WBC president Mauricio Sulaiman wrote an open letter as well. In it, he warned about “a powerful entity worth billions of dollars” trying to dominate the sport.

The argument from critics is consistent. They believe the bill weakens the separation that protects fighters.

They also point to TKO’s legal history. In 2024, TKO settled a $375 million antitrust class action brought by more than 1,100 UFC fighters who alleged wage suppression. A second case is still pending.

Because of that, critics say boxing should be cautious. In their view, giving the same parent company a federally approved route into boxing would be naive.

There is also a secondary concern. Some opponents fear that congressional approval of the UBO model could act as a kind of quasi-antitrust shield.

If Congress says one entity can control promotion, rankings and titles, it may become harder to sue that entity later for doing exactly what Congress allowed.

Who Supports the Ali Revival Act?

The supporter list is shorter, but it still matters.

Dana White and TKO Group are the main public faces. Lonnie Ali, Muhammad Ali’s widow and a co-founder of the Muhammad Ali Center, has endorsed the bill.

Mike Tyson has also backed it because of the safety provisions. The Association of Boxing Commissions board voted unanimously in favour, although some rank-and-file commissioners have disagreed publicly.

The California State Athletic Commission supports the bill too. So does Teddy Atlas.

Supporters make three main arguments.

However, the support argument has become more complicated. USA Boxing, the governing body for amateur boxing in the US, withdrew its support in March 2026.

Bobby Scott, the ranking Democrat on the House Education and Workforce Committee, has also pushed for further amendments in the Senate version.

What Happens Next With the Ali Revival Act?

The bill is now with the Senate. Ted Cruz is expected to introduce a Senate version in the coming weeks.

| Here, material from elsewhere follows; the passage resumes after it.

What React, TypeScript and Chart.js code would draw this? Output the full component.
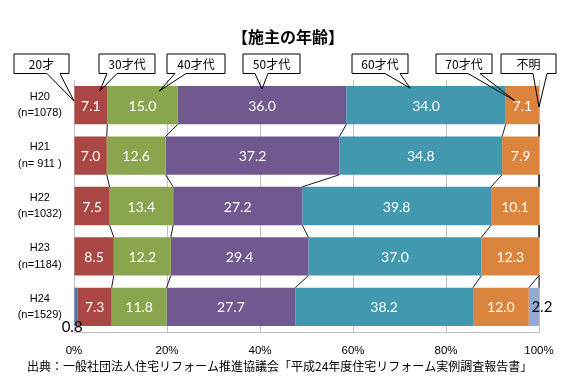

If the Senate passes a version that matches the House bill, and President Trump signs it, the Ali Revival Act becomes federal law.

The path to law is real. The House vote was bipartisan, and White has a public relationship with Trump. However, Senate amendments may still change parts of the bill.

For UK fans, the key question is what this means for transatlantic boxing.

The Ali Act is US federal law. Therefore, it only governs fights staged in the United States.

A UBO licensed in America would not automatically control a Matchroom card at the O2 or a Queensberry show at Wembley. However, it could still affect British boxing.

The biggest impact would be on where fighters sign and what terms they accept. If the most lucrative deals in the sport sit inside Zuffa Boxing, more British fighters may consider that route when their current contracts end.